Cependant, il faut déplorer qu’à même période, alors même que les populations souffrent atrocement des affres de cesdits plans d’ajustement structurel et des conséquences de la dévaluation du FCFA, certains responsables haut placés, se paient le luxe de “s’enrichir sur le dos de la fortune publique” comme le déplore Paul BIYA, lors de son discours de campagne électorale à Monatélé en 2004. S’en suit alors une série de mesures visant à tordre le coup aux “bandits à col blanc” comme le dit encore”l’homme lion”. Conac, Consupé, Anif, le Tcs sont diverses réactions de Paul BIYA, face à la corruption qui essaime dans son pays. Il n’y a faire un tour à Kondengui, à Yaoundé ou même New-Bell, à Douala, pour se rendre compte du nombre exponentiel de prisonniers pour “atteinte à la fortune publique” et tous ou presque des grosses légumes du régime.
UNE SITUATION POLITIQUE DÉLICATE
De plus, le vent de la démocratie souffle en Afrique dans les années 1990. Le multipartisme divise les camerounais, les frères d’hier se regardant en chien de faïence en raison des divergences d’opinions. Cette nouvelle réalité entraîne aussi le divorce entre les masses populaires et les gouvernants. Le respect des institutions publiques devient au jour le jour un lointain souvenir. La scène politique plurielle n’apporte pas encore le changement souhaité à cor et à cris par les leaders d’opinion. Face aux agitations vécues ça et là, Paul Biya prône une démocratie apaisée, il privilégie le dialogue, ce qui met le pays à l’abri du chaos: “l’agitation n’est pas signe de vitalité”, lance-t-il. Cependant, chaque citoyen camerounais est libre d’exprimer son mal être par le canal qui lui plaît.

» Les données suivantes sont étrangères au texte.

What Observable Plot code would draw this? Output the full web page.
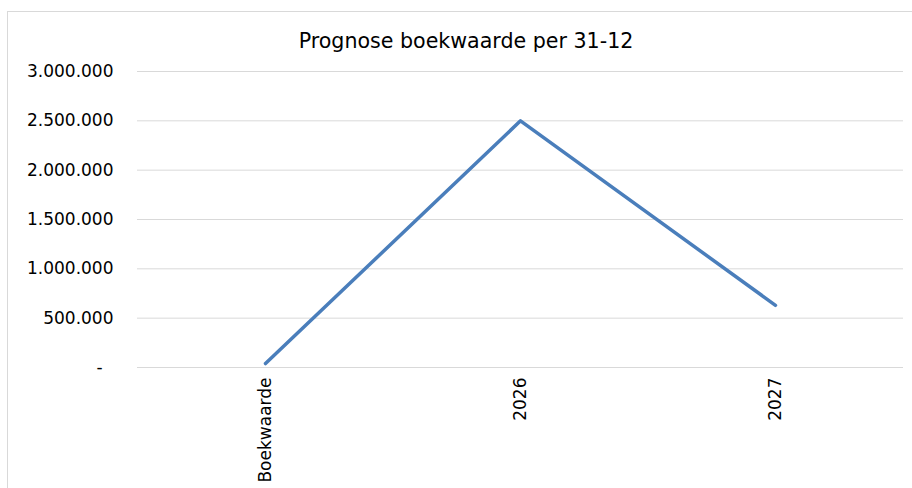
<!DOCTYPE html>
<html>
<head>
<meta charset="utf-8">
<script src="https://cdn.jsdelivr.net/npm/d3@7"></script>
<script src="https://cdn.jsdelivr.net/npm/@observablehq/plot@0.6"></script>
<style>
  html, body { margin: 0; padding: 0; background: #fff; overflow: hidden; }
  #wrap { position: relative; width: 912px; height: 488px; font-family: "DejaVu Sans", Verdana, sans-serif; }
  #frame { position: absolute; left: 7px; top: 11px; width: 920px; height: 500px; border: 1px solid #d9d9d9; box-sizing: border-box; }
  #title { position: absolute; left: 0; top: 29px; width: 932px; text-align: center; font-size: 20.6px; line-height: 24px; color: #000; white-space: nowrap; }
  #chart { position: absolute; left: 0; top: 0; }
</style>
</head>
<body>
<div id="wrap">
  <div id="frame"></div>
  <div id="chart"></div>
  <div id="title">Prognose boekwaarde per 31-12</div>
</div>
<script>
const categories = ["Boekwaarde", "2026", "2027"];
const values = [40000, 2500000, 630000];
const yTicks = [0, 500000, 1000000, 1500000, 2000000, 2500000, 3000000];

const data = categories.map((c, i) => ({ category: c, value: values[i] }));
const fmt = v => v === 0 ? "-\u00a0\u00a0" : d3.format(",")(v).replace(/,/g, ".");

const plot = Plot.plot({
  width: 912,
  height: 488,
  marginLeft: 137,
  marginRight: 9,
  marginTop: 71,
  marginBottom: 121,
  style: { fontFamily: "DejaVu Sans, Verdana, sans-serif", fontSize: "17px", color: "#000", background: "transparent", overflow: "visible" },
  x: { type: "point", domain: categories, padding: 0.5, label: null },
  y: { domain: [0, 3000000], label: null },
  marks: [
    Plot.gridY(yTicks, { stroke: "#d9d9d9", strokeOpacity: 1, strokeWidth: 1 }),
    Plot.axisY(yTicks, { tickSize: 0, tickPadding: 24, tickFormat: fmt, fontSize: 17 }),
    Plot.axisX({ tickSize: 0, tickRotate: -90, tickPadding: 10, fontSize: 17 }),
    Plot.line(data, { x: "category", y: "value", stroke: "#4a7ebb", strokeWidth: 3.5, strokeLinecap: "round" })
  ]
});
document.getElementById("chart").appendChild(plot);
</script>
</body>
</html>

Au sujet de la crise séparatiste qui secoue le pays dans les régions du Nord Ouest et du Sud Ouest, le numéro 1 camerounais multiplie des initiatives en faveur du retour de la situation de paix dans ces régions, de même que dans les régions septentrionales victime de la guerre de Boko Haram dans le bassin du Niger.
La politique étrangère, du chef de l’État camerounais est aussi encadrée par sa logique de dialogue, de négociation qui d’ailleurs prévaut dans le règlement du conflit transfrontalier entre le Cameroun et le Nigéria au sujet de la presqu’île de Bakassi. En effet, après la période de transition de cinq ans fixée par l’accord historique de Greentree, signé le 12 juin 2006, le Cameroun retrouve le 14 août 2013 la plénitude de sa souveraineté sur la péninsule de Bakassi. L’accord de Greentree est signé entre le Président Paul BIYA, l’ancien Président du Nigéria, OLUSEGUN OBASANJO, et l’ancien Secrétaire Général des Nations Unies, KOFI ANNAN, en présence de quatre Etats témoins à savoir, les Etats-Unis, la République Fédérale d’Allemagne, la France, le Royaume-Uni de Grande-Bretagne et d’Irlande du Nord.
Maintenir le Cameroun debout pendant 41 ans dans un contexte aussi difficile relève d’un exploit. Et c’est certainement l’une des raisons pour lesquelles les appels à la candidature du président Biya fusent de partout chaque fois que l’élection présidentielle s’annonce au Cameroun.
En 41 années à la magistrature suprême, “l’homme lion” a plié, mais n’a pas rompu.